O’Grady seemed to welcome the attention. He told reporters from the Irish Mirror that he would voluntarily sign on to the national Sex Offenders’ Registry (he wasn’t listed, for reasons that aren’t clear) and that he had stopped abusing children. And though he lived just yards away from a playground, he told the newspaper, “I take precautions to make sure I do not come in contact with children.... I often see children on buses and then it dawns on me, ‘Cripes, I’m on a bus with kids,’ but I’m not a threat.”
One newspaper article declared O’Grady as “worse than Charles Manson or Jack the Ripper.” After these reports, O’Grady disappeared again.
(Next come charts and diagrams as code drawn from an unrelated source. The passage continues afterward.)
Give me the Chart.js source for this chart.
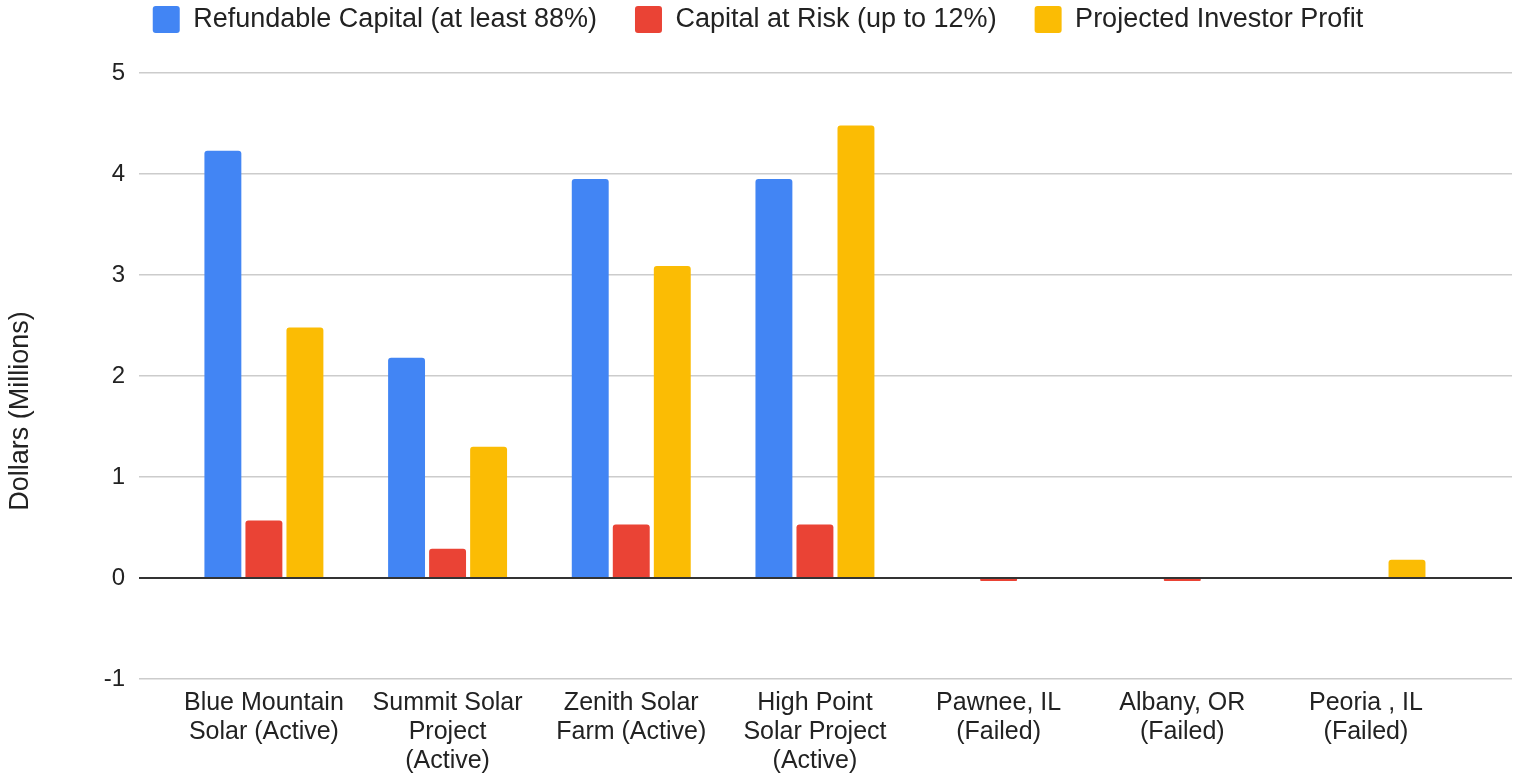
<!DOCTYPE html>
<html>
<head>
<meta charset="utf-8">
<script src="https://cdn.jsdelivr.net/npm/chart.js@4"></script>
<style>
  html, body { margin: 0; padding: 0; background: #fff; }
  #wrap { width: 1515px; height: 773px; }
</style>
</head>
<body>
<div id="wrap"><canvas id="chart"></canvas></div>
<script>
// Solar projects - investor capital (millions)

const projects = [
    ["Blue Mountain", "Solar (Active)"],
    ["Summit Solar", "Project", "(Active)"],
    ["Zenith Solar", "Farm (Active)"],
    ["High Point", "Solar Project", "(Active)"],
    ["Pawnee, IL", "(Failed)"],
    ["Albany, OR", "(Failed)"],
    ["Peoria , IL", "(Failed)"]
];

const refundable = [4.23, 2.18, 3.95, 3.95, 0, 0, 0];
const atRisk = [0.57, 0.29, 0.53, 0.53, -0.03, -0.03, 0.01];
const profit = [2.48, 1.30, 3.09, 4.48, 0, 0, 0.18];

const yTicks = [-1, 0, 1, 2, 3, 4, 5];
const yTitle = "Dollars (Millions)";

const FONT = "'Liberation Sans', Arial, sans-serif";

function bars(label, data, color) {
    return {
        label,
        data,
        backgroundColor: color,
        borderRadius: 3,
        borderSkipped: 'start',
        categoryPercentage: 0.67,
        barPercentage: 0.9
    };
}

// axis title sits a bit below the plot centre, like the sheets export
const yTitlePlugin = {
    id: 'yTitle',
    afterDraw(chart) {
        const ctx = chart.ctx;
        const mid = (chart.chartArea.top + chart.height) / 2 - 12;
        ctx.save();
        ctx.translate(21, mid);
        ctx.rotate(-Math.PI / 2);
        ctx.font = "27px " + FONT;
        ctx.fillStyle = '#222';
        ctx.textAlign = 'center';
        ctx.textBaseline = 'middle';
        ctx.fillText(yTitle, 0, 0);
        ctx.restore();
    }
};

// legend hugs the top edge, leave a gap under it
const legendGap = {
    id: 'legendGap',
    beforeInit(chart) {
        const fit = chart.legend.fit;
        chart.legend.fit = function () {
            fit.call(this);
            this.height = 105;
        };
    }
};

new Chart(document.getElementById("chart"), {
    type: 'bar',
    data: {
        labels: projects,
        datasets: [
            bars('Refundable Capital (at least 88%)', refundable, '#4285f4'),
            bars('Capital at Risk (up to 12%)', atRisk, '#ea4335'),
            bars('Projected Investor Profit', profit, '#fbbc04')
        ]
    },
    plugins: [yTitlePlugin, legendGap],
    options: {
        responsive: true,
        maintainAspectRatio: false,
        animation: false,
        layout: { padding: { top: -32, right: 3, bottom: -5, left: 4 } },
        plugins: {
            tooltip: { enabled: false },
            legend: {
                position: 'top',
                align: 'center',
                labels: {
                    color: '#222',
                    font: { family: FONT, size: 27 },
                    boxWidth: 27,
                    boxHeight: 27,
                    padding: 38,
                    useBorderRadius: true,
                    borderRadius: 3
                }
            }
        },
        scales: {
            x: {
                grid: { display: false },
                border: { display: false },
                ticks: {
                    color: '#222',
                    font: { family: FONT, size: 25, lineHeight: 1.16 },
                    maxRotation: 0,
                    autoSkip: false,
                    padding: 2
                },
                // google-style spacing: plot lines run a bit past the outer groups
                afterUpdate: scale => {
                    scale._startValue = scale.min - 0.5 - 0.18;
                    scale._valueRange = (scale.max - scale.min) + 1 + 0.18 + 0.295;
                }
            },
            y: {
                min: -1,
                max: 5,
                afterBuildTicks: scale => {
                    scale.ticks = yTicks.map(v => ({ value: v }));
                },
                afterFit: scale => { scale.width = 135; },
                grid: {
                    color: ctx => ctx.tick && ctx.tick.value === 0 ? '#333' : '#cccccc',
                    lineWidth: ctx => ctx.tick && ctx.tick.value === 0 ? 2 : 1.5,
                    drawTicks: false
                },
                border: { display: false },
                ticks: {
                    color: '#222',
                    font: { family: FONT, size: 24 },
                    padding: 14
                }
            }
        }
    }
});
</script>
</body>
</html>
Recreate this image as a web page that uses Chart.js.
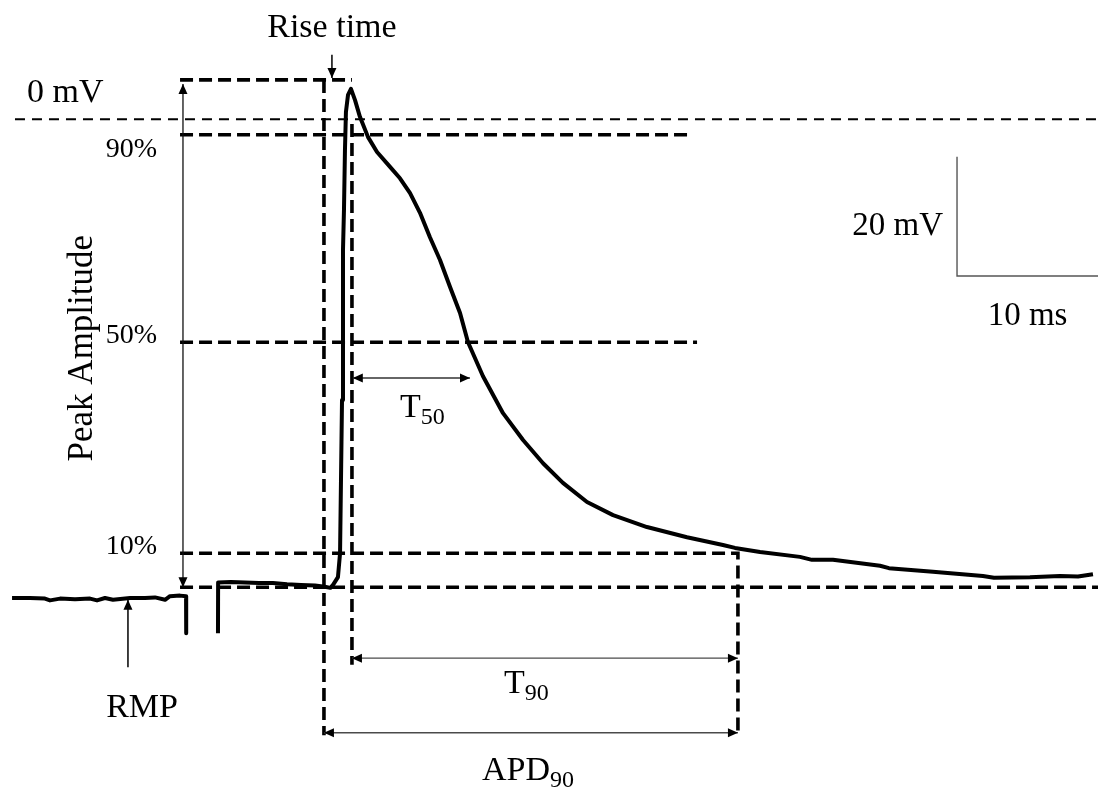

In mid-December, he turned up at an art supply shop north of Dublin, reportedly asking the owner for “colored paper that kids use.” The store owner recognized him and refused to sell it to him.
L.A. probe continues
Back in the U.S., the criminal investigation of the Los Angeles Archdiocese and Mahony continues now that the Los Angeles County district attorney’s office won a four-year legal battle to gain access to clergy personnel records.
“We want people to know we’re still looking at it,” said Sandi Gibbons, spokeswoman for the district attorney’s office. “We were stymied for a long time because of the archdiocese’s fight to prevent the records being turned over. The investigation is back on track.”